[Exercise]: Every line from the one holding "Reproduce this chart with D3.js." through the one holding "1.14, 1.07, 0.55];" should be returned exactly, both included; the pictures should not.

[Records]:

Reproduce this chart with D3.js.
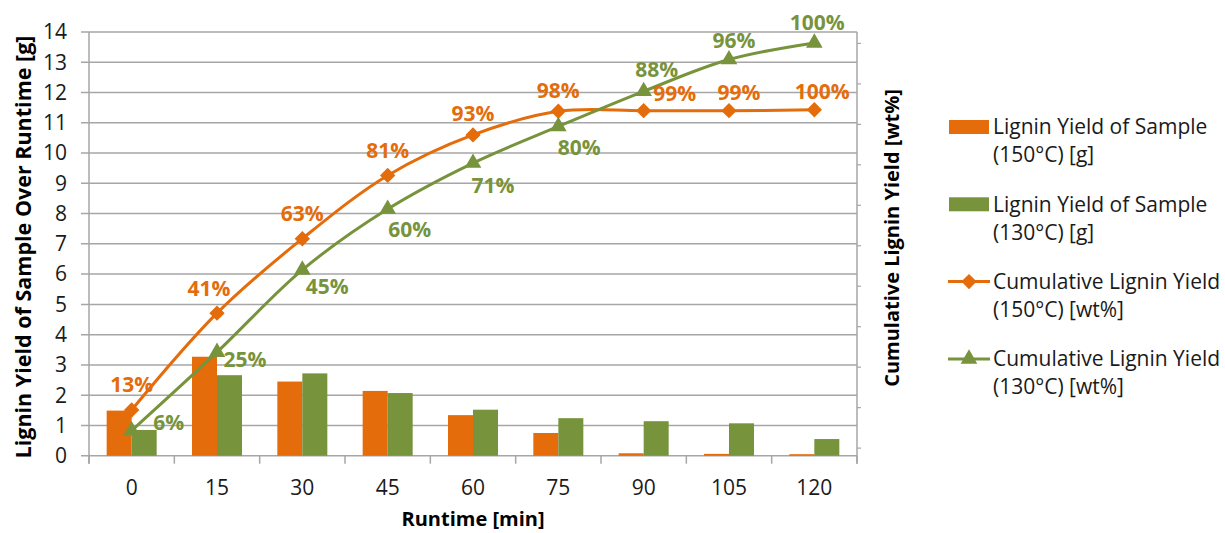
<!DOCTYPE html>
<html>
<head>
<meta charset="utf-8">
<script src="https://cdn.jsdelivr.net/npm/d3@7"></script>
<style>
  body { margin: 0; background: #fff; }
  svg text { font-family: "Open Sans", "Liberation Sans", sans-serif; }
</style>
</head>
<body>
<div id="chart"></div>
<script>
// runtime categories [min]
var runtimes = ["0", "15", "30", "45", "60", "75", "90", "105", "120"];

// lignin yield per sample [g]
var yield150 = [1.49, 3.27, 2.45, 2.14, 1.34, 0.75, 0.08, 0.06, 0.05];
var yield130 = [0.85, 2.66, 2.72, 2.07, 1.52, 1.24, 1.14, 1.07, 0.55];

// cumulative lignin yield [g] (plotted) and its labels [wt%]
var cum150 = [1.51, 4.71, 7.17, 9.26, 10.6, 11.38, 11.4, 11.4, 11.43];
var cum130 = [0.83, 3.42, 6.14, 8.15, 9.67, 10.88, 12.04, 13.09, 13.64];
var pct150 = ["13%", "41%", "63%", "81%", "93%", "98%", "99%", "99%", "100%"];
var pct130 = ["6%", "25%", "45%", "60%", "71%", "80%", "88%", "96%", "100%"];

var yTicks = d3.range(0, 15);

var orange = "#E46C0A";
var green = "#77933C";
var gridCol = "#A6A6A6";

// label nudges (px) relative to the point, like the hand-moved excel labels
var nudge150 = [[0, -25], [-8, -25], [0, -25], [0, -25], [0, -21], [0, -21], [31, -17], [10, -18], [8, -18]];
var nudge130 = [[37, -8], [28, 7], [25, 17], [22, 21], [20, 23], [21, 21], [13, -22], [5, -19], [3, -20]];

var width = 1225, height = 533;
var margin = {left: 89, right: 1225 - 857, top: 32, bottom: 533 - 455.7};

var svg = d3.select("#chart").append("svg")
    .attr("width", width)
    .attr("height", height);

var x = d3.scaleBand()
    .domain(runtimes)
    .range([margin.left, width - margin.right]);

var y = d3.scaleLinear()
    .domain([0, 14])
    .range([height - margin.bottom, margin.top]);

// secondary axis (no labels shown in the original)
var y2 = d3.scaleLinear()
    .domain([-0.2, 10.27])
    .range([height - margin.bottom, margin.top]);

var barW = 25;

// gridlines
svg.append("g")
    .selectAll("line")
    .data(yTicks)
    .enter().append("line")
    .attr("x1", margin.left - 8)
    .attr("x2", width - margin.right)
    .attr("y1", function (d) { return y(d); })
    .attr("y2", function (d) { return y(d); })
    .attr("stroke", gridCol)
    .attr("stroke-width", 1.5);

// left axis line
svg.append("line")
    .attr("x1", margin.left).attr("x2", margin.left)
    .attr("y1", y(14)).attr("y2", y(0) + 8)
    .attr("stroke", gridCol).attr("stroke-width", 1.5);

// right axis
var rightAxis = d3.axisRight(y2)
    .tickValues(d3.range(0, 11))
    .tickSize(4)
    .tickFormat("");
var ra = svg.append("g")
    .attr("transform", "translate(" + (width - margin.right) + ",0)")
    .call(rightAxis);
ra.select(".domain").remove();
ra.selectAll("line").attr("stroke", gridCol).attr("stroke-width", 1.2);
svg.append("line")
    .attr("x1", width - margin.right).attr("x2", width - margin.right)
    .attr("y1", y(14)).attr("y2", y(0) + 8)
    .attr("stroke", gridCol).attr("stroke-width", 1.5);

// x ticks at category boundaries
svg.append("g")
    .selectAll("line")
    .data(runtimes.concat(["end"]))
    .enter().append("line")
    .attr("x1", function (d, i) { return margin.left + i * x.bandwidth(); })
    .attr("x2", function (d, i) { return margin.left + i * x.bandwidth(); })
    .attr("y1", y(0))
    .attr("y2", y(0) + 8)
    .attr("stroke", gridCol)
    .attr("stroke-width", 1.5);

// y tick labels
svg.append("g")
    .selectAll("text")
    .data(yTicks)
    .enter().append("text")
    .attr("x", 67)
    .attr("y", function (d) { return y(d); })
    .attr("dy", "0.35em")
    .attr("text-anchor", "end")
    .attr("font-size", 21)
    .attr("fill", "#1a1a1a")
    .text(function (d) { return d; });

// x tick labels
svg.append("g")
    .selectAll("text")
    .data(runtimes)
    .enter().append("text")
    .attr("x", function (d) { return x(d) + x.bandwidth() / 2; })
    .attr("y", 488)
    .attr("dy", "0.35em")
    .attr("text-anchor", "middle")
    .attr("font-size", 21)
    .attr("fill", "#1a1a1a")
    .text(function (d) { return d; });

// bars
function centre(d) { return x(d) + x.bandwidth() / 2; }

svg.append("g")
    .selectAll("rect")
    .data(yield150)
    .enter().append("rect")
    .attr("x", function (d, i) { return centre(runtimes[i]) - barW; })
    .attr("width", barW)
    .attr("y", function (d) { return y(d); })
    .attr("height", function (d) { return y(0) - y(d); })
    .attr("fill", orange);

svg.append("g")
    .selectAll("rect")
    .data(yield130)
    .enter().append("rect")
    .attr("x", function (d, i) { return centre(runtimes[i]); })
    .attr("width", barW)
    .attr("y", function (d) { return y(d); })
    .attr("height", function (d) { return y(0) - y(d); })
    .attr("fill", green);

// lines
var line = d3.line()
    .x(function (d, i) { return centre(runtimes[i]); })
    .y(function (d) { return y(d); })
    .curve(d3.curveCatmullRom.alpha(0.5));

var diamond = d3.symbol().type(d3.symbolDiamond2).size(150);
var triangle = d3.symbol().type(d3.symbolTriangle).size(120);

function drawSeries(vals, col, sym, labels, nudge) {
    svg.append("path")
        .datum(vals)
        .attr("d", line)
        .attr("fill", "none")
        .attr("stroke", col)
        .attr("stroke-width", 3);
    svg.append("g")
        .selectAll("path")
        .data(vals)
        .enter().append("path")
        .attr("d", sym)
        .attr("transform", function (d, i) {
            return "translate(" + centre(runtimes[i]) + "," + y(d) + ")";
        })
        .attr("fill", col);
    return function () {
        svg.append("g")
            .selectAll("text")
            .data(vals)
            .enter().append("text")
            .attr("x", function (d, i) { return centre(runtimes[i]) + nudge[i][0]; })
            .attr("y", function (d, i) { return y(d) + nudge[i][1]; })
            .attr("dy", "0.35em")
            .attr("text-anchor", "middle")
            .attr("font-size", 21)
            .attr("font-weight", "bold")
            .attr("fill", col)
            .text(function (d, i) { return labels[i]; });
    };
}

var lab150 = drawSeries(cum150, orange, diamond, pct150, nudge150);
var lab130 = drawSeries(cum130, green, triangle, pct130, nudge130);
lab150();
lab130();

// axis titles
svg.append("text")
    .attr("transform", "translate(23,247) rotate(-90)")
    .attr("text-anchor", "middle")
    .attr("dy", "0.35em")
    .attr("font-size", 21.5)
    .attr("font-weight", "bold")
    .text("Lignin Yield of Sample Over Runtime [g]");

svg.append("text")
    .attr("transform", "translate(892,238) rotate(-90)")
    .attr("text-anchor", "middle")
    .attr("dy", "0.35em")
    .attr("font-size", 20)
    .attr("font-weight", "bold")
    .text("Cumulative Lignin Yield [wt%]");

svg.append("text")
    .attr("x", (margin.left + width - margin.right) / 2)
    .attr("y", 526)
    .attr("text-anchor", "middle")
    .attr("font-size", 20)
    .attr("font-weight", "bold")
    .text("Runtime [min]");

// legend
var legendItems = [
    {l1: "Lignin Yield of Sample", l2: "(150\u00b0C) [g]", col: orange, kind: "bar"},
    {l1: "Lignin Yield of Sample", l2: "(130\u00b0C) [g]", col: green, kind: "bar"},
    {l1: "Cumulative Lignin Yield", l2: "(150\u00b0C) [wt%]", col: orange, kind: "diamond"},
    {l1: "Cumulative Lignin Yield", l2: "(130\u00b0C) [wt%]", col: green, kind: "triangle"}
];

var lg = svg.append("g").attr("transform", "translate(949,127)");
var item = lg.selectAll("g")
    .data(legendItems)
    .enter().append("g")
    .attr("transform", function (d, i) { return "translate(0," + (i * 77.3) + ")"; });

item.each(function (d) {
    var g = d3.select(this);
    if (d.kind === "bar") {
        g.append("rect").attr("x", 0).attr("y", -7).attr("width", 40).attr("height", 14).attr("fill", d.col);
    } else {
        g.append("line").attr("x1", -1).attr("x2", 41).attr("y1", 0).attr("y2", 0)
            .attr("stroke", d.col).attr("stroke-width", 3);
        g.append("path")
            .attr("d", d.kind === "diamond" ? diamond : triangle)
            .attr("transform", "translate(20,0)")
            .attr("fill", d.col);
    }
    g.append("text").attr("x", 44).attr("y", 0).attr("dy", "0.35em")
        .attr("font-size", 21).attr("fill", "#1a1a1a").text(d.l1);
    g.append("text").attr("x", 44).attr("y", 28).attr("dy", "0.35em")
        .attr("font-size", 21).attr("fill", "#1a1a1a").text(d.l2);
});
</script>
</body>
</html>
...
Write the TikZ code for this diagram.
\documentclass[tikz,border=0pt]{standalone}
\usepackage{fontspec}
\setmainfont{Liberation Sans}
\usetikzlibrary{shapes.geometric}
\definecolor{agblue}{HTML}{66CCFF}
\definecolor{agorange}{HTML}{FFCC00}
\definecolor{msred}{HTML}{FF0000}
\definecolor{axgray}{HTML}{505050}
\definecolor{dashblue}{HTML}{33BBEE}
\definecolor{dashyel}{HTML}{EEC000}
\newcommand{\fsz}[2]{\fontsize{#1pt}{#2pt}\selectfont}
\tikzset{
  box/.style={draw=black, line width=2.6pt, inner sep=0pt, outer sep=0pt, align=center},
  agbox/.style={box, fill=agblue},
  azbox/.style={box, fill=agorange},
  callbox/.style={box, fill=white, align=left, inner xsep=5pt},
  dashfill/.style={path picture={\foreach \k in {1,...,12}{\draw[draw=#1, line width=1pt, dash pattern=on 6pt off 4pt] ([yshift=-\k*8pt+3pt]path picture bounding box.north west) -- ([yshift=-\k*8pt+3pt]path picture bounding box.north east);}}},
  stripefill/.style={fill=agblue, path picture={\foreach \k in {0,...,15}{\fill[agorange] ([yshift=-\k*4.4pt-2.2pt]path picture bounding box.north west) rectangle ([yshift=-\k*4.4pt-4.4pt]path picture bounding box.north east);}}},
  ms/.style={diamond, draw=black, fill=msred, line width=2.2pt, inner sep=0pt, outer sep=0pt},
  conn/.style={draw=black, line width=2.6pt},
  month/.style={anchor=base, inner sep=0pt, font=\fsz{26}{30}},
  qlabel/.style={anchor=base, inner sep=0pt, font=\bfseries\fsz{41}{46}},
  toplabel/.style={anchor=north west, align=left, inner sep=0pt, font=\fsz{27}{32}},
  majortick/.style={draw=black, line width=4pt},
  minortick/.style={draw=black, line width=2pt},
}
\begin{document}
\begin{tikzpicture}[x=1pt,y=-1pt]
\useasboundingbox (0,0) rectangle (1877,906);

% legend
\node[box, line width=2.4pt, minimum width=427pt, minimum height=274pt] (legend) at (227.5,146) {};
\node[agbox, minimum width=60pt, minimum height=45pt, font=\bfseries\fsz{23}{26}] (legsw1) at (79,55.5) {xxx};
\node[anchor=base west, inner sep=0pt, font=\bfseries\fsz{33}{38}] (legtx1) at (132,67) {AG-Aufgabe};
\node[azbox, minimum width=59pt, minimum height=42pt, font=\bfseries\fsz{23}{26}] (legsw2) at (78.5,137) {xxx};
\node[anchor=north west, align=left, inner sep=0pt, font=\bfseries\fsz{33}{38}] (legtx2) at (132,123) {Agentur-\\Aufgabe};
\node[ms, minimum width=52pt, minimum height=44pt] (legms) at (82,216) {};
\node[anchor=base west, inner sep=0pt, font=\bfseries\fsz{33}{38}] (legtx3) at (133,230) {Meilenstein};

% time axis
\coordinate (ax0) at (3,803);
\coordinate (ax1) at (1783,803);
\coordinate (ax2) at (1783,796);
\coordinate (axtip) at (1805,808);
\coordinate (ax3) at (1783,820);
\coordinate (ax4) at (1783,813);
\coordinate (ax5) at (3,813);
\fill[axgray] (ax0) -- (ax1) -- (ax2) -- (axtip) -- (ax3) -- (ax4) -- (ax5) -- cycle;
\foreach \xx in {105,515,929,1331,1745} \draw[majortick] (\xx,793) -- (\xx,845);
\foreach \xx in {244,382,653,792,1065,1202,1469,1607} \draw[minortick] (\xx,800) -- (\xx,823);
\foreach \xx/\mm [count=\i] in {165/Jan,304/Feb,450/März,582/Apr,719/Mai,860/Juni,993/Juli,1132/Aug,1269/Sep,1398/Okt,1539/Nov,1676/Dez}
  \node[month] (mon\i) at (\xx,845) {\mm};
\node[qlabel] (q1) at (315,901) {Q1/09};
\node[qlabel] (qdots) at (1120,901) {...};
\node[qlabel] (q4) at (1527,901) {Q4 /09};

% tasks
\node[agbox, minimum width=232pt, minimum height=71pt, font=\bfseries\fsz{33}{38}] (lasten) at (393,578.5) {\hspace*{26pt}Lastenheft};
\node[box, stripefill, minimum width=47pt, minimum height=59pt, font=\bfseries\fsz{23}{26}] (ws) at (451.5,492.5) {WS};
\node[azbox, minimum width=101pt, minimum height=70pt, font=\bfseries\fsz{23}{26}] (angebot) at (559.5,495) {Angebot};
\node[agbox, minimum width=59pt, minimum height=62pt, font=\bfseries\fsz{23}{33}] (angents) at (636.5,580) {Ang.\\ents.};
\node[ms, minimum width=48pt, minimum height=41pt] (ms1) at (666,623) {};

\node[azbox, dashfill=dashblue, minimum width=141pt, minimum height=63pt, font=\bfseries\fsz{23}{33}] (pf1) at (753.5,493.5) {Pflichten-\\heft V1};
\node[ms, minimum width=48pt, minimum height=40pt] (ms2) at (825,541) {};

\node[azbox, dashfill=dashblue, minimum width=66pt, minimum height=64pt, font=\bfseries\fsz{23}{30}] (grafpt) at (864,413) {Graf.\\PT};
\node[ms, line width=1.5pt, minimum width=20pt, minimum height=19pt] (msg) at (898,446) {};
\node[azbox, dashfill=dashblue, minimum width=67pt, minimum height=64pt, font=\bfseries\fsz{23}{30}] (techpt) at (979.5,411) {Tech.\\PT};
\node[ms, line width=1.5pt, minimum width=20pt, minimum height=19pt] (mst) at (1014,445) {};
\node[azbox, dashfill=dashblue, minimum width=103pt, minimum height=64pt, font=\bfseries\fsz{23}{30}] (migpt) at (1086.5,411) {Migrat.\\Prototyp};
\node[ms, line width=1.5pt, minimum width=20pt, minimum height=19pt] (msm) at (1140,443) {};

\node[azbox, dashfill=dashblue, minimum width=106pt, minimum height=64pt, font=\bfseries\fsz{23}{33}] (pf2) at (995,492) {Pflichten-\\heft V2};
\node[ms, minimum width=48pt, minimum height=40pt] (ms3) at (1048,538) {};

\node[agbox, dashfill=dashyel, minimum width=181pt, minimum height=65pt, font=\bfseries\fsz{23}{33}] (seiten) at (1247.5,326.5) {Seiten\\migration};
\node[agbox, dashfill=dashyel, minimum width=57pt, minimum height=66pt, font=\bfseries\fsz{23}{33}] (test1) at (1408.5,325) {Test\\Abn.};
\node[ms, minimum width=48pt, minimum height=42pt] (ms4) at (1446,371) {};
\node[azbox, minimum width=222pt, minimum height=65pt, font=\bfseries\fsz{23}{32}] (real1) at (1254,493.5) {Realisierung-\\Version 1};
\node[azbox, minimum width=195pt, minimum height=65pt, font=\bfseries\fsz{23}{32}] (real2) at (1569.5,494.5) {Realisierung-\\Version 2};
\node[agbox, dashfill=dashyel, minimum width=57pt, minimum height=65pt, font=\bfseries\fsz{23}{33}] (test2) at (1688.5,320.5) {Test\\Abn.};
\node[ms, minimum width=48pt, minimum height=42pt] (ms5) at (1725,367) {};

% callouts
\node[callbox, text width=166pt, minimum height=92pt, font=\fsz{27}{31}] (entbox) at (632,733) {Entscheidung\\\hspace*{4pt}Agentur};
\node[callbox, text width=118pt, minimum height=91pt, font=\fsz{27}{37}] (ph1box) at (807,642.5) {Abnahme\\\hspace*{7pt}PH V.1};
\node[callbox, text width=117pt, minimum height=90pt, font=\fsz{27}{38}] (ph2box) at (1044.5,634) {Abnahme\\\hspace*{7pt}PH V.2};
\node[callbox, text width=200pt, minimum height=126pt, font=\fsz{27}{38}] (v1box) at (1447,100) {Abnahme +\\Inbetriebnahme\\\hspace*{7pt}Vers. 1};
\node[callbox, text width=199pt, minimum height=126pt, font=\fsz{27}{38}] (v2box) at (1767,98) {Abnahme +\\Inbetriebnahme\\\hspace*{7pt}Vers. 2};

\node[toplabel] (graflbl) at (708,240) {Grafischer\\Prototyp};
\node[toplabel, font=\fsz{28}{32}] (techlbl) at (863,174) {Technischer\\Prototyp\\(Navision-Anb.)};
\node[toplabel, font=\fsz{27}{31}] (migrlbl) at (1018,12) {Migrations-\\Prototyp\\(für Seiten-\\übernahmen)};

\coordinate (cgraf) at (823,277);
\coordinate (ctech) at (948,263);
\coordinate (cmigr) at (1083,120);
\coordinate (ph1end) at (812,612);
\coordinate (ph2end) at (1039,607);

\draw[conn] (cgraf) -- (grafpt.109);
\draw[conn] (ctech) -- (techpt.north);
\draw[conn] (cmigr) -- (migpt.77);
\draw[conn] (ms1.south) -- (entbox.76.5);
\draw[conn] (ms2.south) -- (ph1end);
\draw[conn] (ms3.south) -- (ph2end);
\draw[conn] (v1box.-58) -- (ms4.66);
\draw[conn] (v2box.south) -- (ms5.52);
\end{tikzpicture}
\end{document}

[Response to the task]:
Reproduce this chart with D3.js.
<!DOCTYPE html>
<html>
<head>
<meta charset="utf-8">
<script src="https://cdn.jsdelivr.net/npm/d3@7"></script>
<style>
  body { margin: 0; background: #fff; }
  svg text { font-family: "Open Sans", "Liberation Sans", sans-serif; }
</style>
</head>
<body>
<div id="chart"></div>
<script>
// runtime categories [min]
var runtimes = ["0", "15", "30", "45", "60", "75", "90", "105", "120"];

// lignin yield per sample [g]
var yield150 = [1.49, 3.27, 2.45, 2.14, 1.34, 0.75, 0.08, 0.06, 0.05];
var yield130 = [0.85, 2.66, 2.72, 2.07, 1.52, 1.24, 1.14, 1.07, 0.55];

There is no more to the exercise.